*SHORT EXERCISE*
Return the listing below in full, with every line exactly as it is.

***

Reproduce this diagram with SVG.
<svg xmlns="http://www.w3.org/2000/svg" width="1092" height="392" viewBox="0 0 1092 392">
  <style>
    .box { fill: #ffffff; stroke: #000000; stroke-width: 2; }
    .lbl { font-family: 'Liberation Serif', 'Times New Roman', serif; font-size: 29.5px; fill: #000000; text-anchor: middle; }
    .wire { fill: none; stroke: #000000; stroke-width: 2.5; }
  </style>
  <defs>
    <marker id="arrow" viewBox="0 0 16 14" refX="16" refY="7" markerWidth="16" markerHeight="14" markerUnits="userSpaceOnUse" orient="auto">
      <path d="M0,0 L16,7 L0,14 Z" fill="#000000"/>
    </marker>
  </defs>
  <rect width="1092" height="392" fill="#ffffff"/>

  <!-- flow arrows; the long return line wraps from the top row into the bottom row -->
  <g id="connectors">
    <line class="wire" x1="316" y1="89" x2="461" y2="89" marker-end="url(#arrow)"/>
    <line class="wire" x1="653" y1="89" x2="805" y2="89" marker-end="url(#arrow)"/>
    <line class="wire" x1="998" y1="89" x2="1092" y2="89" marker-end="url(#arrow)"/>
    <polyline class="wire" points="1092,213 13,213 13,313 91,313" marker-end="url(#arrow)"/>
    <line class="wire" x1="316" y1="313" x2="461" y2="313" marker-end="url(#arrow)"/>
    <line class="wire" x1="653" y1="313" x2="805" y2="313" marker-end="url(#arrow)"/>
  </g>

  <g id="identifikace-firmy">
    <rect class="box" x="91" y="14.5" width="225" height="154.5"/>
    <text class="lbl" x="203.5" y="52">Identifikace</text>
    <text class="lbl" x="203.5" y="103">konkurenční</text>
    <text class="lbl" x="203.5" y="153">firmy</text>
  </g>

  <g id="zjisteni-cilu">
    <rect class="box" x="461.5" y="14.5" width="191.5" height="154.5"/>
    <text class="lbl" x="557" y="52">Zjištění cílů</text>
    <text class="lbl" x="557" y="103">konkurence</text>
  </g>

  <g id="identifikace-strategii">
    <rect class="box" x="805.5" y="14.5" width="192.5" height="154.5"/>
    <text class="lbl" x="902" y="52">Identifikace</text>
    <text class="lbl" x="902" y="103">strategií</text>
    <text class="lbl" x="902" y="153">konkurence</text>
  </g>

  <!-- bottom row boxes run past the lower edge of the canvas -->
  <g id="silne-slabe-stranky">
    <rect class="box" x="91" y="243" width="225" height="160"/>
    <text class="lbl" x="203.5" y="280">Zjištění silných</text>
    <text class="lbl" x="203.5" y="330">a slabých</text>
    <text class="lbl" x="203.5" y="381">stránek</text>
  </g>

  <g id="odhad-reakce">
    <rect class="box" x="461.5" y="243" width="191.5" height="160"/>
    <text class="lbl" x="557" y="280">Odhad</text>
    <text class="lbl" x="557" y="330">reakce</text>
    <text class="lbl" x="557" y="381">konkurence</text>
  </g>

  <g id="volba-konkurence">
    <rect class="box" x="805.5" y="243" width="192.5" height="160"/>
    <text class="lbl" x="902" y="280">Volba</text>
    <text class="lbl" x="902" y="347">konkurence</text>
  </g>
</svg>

***

*CORRECT ANSWER*
Reproduce this diagram with SVG.
<svg xmlns="http://www.w3.org/2000/svg" width="1092" height="392" viewBox="0 0 1092 392">
  <style>
    .box { fill: #ffffff; stroke: #000000; stroke-width: 2; }
    .lbl { font-family: 'Liberation Serif', 'Times New Roman', serif; font-size: 29.5px; fill: #000000; text-anchor: middle; }
    .wire { fill: none; stroke: #000000; stroke-width: 2.5; }
  </style>
  <defs>
    <marker id="arrow" viewBox="0 0 16 14" refX="16" refY="7" markerWidth="16" markerHeight="14" markerUnits="userSpaceOnUse" orient="auto">
      <path d="M0,0 L16,7 L0,14 Z" fill="#000000"/>
    </marker>
  </defs>
  <rect width="1092" height="392" fill="#ffffff"/>

  <!-- flow arrows; the long return line wraps from the top row into the bottom row -->
  <g id="connectors">
    <line class="wire" x1="316" y1="89" x2="461" y2="89" marker-end="url(#arrow)"/>
    <line class="wire" x1="653" y1="89" x2="805" y2="89" marker-end="url(#arrow)"/>
    <line class="wire" x1="998" y1="89" x2="1092" y2="89" marker-end="url(#arrow)"/>
    <polyline class="wire" points="1092,213 13,213 13,313 91,313" marker-end="url(#arrow)"/>
    <line class="wire" x1="316" y1="313" x2="461" y2="313" marker-end="url(#arrow)"/>
    <line class="wire" x1="653" y1="313" x2="805" y2="313" marker-end="url(#arrow)"/>
  </g>

  <g id="identifikace-firmy">
    <rect class="box" x="91" y="14.5" width="225" height="154.5"/>
    <text class="lbl" x="203.5" y="52">Identifikace</text>
    <text class="lbl" x="203.5" y="103">konkurenční</text>
    <text class="lbl" x="203.5" y="153">firmy</text>
  </g>

  <g id="zjisteni-cilu">
    <rect class="box" x="461.5" y="14.5" width="191.5" height="154.5"/>
    <text class="lbl" x="557" y="52">Zjištění cílů</text>
    <text class="lbl" x="557" y="103">konkurence</text>
  </g>

  <g id="identifikace-strategii">
    <rect class="box" x="805.5" y="14.5" width="192.5" height="154.5"/>
    <text class="lbl" x="902" y="52">Identifikace</text>
    <text class="lbl" x="902" y="103">strategií</text>
    <text class="lbl" x="902" y="153">konkurence</text>
  </g>

  <!-- bottom row boxes run past the lower edge of the canvas -->
  <g id="silne-slabe-stranky">
    <rect class="box" x="91" y="243" width="225" height="160"/>
    <text class="lbl" x="203.5" y="280">Zjištění silných</text>
    <text class="lbl" x="203.5" y="330">a slabých</text>
    <text class="lbl" x="203.5" y="381">stránek</text>
  </g>

  <g id="odhad-reakce">
    <rect class="box" x="461.5" y="243" width="191.5" height="160"/>
    <text class="lbl" x="557" y="280">Odhad</text>
    <text class="lbl" x="557" y="330">reakce</text>
    <text class="lbl" x="557" y="381">konkurence</text>
  </g>

  <g id="volba-konkurence">
    <rect class="box" x="805.5" y="243" width="192.5" height="160"/>
    <text class="lbl" x="902" y="280">Volba</text>
    <text class="lbl" x="902" y="347">konkurence</text>
  </g>
</svg>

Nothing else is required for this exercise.